** REQUIREMENT **
Leave out the pictures, and retype only the lines from the beginning of the material through the line that contains "const y = d3.scaleLinear().domain([0, 100]).range([232, 3]);", including both.

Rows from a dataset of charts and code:
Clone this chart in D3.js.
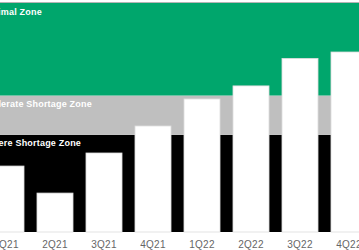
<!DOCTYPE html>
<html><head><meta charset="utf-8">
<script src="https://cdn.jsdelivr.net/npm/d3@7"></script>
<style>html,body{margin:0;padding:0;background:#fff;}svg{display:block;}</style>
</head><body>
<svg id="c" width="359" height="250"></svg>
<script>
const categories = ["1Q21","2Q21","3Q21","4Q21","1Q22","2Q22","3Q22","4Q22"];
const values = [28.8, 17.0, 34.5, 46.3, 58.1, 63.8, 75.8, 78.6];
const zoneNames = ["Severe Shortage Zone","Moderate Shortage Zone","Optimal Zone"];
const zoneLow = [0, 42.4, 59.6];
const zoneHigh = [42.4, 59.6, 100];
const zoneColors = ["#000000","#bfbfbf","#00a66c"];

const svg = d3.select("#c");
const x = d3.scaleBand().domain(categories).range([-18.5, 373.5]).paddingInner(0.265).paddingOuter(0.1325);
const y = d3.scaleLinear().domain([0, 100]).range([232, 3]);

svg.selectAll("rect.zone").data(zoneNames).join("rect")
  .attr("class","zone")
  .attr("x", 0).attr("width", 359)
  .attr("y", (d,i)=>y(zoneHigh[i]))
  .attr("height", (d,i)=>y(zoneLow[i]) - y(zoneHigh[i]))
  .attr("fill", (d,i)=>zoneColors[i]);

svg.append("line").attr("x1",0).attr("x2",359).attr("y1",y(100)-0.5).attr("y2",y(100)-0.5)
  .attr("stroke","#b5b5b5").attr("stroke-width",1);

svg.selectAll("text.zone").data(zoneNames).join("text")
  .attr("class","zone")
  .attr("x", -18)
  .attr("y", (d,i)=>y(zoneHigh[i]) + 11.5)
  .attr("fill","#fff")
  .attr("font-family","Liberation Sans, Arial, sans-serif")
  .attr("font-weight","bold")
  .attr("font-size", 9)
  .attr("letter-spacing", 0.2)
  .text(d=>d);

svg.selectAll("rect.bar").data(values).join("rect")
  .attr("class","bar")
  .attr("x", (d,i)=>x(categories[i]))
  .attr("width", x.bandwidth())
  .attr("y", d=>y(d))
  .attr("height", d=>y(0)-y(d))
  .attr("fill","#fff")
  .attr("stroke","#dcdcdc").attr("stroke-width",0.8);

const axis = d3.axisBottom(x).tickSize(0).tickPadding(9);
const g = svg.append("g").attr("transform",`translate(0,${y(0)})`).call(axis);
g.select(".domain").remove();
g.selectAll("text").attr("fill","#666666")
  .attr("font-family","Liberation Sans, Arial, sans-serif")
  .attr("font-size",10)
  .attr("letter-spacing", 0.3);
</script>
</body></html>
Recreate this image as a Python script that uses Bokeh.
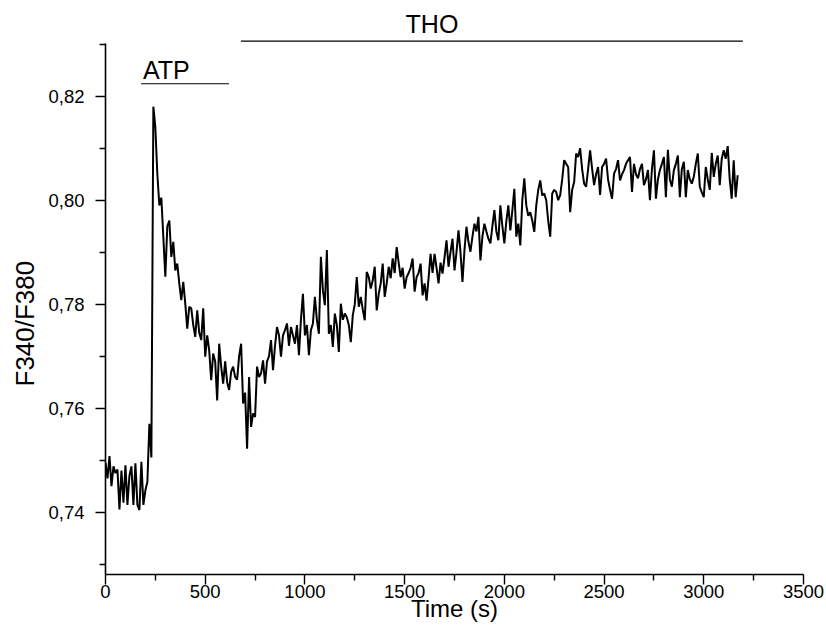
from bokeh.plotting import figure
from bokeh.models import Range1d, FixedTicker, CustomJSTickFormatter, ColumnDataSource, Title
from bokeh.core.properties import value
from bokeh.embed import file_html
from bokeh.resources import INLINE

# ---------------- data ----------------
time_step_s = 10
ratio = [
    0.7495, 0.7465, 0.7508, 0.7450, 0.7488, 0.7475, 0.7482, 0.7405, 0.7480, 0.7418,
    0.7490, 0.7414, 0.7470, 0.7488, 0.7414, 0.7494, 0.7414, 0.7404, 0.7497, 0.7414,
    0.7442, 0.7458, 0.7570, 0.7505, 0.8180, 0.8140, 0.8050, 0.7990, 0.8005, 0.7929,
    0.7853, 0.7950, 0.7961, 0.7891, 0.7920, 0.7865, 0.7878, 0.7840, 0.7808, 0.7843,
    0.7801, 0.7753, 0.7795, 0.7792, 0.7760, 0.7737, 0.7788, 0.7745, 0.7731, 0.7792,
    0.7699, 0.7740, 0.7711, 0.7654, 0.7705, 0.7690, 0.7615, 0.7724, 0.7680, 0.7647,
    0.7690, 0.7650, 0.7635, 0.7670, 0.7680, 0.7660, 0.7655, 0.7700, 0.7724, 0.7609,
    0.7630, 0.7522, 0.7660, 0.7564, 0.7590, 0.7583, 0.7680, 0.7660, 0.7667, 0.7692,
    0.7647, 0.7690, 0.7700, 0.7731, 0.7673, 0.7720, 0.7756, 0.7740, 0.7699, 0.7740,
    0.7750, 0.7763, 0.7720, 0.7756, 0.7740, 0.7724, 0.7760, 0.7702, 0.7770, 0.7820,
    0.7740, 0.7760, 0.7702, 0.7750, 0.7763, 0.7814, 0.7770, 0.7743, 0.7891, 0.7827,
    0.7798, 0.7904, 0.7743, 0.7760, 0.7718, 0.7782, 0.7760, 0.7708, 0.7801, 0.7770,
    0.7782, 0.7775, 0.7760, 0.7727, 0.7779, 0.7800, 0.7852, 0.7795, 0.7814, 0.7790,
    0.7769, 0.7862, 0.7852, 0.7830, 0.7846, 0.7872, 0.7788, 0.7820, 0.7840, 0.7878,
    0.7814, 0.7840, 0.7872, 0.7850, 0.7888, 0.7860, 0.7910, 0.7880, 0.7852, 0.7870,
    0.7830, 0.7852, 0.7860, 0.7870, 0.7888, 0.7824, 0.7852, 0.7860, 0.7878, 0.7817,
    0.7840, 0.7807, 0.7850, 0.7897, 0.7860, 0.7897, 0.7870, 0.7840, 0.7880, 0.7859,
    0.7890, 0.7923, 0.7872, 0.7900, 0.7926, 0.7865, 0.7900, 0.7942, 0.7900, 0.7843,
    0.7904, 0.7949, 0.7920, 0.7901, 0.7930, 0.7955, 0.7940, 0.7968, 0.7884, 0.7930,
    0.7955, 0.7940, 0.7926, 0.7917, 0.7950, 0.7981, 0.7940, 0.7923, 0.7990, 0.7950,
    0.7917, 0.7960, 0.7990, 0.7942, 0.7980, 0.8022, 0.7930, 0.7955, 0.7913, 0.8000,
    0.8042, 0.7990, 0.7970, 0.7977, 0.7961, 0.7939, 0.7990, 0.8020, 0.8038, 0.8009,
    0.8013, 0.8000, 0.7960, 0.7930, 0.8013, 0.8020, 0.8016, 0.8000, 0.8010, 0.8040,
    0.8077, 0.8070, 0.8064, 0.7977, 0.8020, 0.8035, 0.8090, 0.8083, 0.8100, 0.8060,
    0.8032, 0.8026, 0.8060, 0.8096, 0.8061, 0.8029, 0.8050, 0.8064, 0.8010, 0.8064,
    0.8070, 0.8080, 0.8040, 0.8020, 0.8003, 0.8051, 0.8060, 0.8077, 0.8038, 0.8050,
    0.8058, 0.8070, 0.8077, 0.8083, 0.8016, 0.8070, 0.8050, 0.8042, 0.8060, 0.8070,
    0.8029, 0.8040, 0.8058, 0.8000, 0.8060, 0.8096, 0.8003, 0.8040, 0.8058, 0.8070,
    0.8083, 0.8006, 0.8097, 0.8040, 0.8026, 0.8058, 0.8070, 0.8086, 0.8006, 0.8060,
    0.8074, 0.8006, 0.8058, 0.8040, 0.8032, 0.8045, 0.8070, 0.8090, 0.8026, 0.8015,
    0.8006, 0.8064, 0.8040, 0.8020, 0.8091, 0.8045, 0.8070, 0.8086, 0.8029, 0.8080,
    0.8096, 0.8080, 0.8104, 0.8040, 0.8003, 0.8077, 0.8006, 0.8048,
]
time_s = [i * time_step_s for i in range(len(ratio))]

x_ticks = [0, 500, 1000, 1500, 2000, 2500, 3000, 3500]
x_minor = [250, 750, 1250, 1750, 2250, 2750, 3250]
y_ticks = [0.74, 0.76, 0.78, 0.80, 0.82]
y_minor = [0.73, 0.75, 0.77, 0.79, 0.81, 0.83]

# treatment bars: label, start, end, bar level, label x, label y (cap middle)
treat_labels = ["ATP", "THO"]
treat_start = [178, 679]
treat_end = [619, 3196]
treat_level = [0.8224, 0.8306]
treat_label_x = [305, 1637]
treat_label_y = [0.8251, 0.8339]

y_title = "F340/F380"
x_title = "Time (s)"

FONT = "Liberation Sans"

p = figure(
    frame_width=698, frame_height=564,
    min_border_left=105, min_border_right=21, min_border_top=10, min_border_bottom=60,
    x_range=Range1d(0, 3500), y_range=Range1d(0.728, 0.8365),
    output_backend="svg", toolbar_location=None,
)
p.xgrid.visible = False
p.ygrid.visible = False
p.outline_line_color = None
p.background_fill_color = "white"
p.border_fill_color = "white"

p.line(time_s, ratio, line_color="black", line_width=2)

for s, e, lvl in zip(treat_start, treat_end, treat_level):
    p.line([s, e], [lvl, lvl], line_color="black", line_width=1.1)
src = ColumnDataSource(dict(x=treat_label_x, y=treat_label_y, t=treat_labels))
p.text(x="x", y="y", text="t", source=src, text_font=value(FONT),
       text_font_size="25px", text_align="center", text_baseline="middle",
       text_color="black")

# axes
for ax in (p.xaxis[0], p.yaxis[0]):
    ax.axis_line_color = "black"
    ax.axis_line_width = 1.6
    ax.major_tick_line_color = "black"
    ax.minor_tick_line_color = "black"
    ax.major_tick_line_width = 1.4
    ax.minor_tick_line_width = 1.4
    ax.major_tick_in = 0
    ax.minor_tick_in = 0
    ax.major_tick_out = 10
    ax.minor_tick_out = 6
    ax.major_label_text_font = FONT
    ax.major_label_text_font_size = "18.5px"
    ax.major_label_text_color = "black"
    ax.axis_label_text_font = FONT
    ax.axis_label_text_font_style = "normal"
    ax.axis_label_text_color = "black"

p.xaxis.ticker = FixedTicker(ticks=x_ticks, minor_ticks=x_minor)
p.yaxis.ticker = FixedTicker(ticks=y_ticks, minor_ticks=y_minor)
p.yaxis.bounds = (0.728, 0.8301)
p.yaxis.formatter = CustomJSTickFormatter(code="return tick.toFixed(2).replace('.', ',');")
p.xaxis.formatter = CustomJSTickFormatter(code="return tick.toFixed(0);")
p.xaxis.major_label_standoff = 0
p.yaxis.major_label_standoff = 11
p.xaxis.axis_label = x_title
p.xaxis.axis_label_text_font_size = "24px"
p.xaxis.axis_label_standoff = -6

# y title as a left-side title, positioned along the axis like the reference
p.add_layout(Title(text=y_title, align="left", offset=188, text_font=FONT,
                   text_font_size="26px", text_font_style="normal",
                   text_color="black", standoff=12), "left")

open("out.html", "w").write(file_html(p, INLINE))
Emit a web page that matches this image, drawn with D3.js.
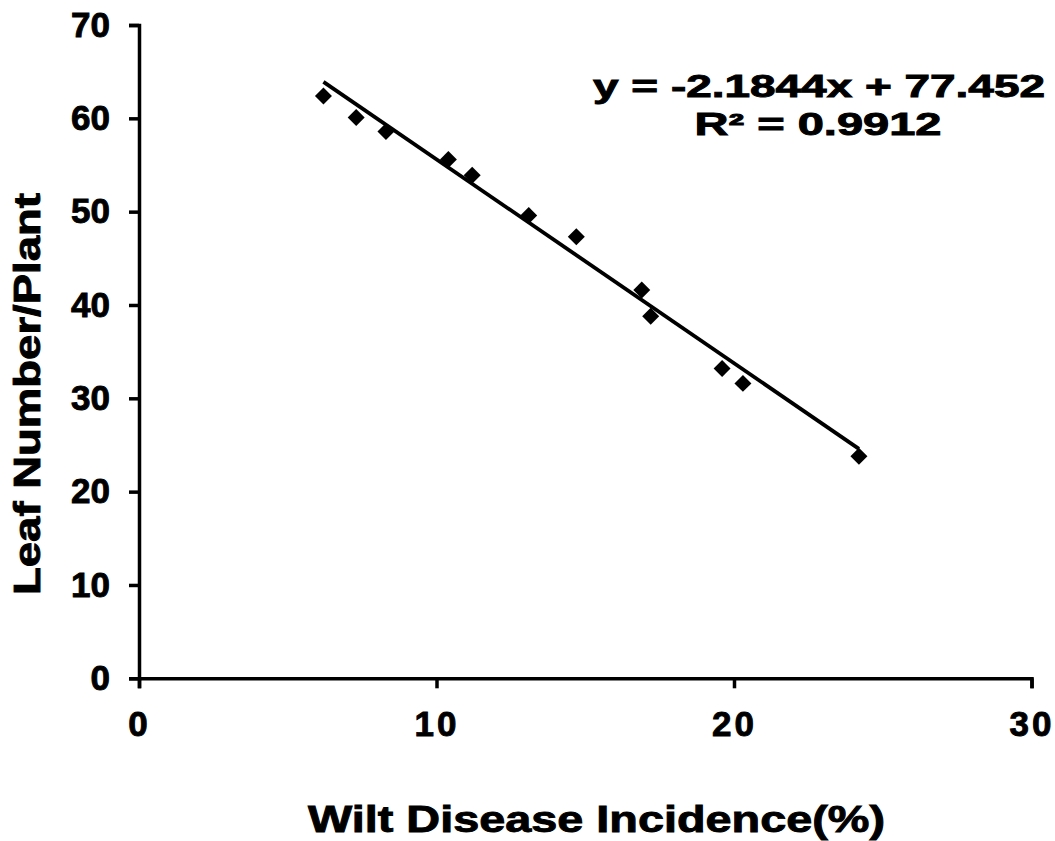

** FINISHED ANSWER **
Clone this chart in D3.js.
<!DOCTYPE html>
<html><head><meta charset="utf-8">
<script src="https://cdn.jsdelivr.net/npm/d3@7"></script>
<style>html,body{margin:0;padding:0;background:#fff;}svg{display:block;}</style>
</head><body>
<svg id="c" width="359" height="250"></svg>
<script>
const categories = ["1Q21","2Q21","3Q21","4Q21","1Q22","2Q22","3Q22","4Q22"];
const values = [28.8, 17.0, 34.5, 46.3, 58.1, 63.8, 75.8, 78.6];
const zoneNames = ["Severe Shortage Zone","Moderate Shortage Zone","Optimal Zone"];
const zoneLow = [0, 42.4, 59.6];
const zoneHigh = [42.4, 59.6, 100];
const zoneColors = ["#000000","#bfbfbf","#00a66c"];

const svg = d3.select("#c");
const x = d3.scaleBand().domain(categories).range([-18.5, 373.5]).paddingInner(0.265).paddingOuter(0.1325);
const y = d3.scaleLinear().domain([0, 100]).range([232, 3]);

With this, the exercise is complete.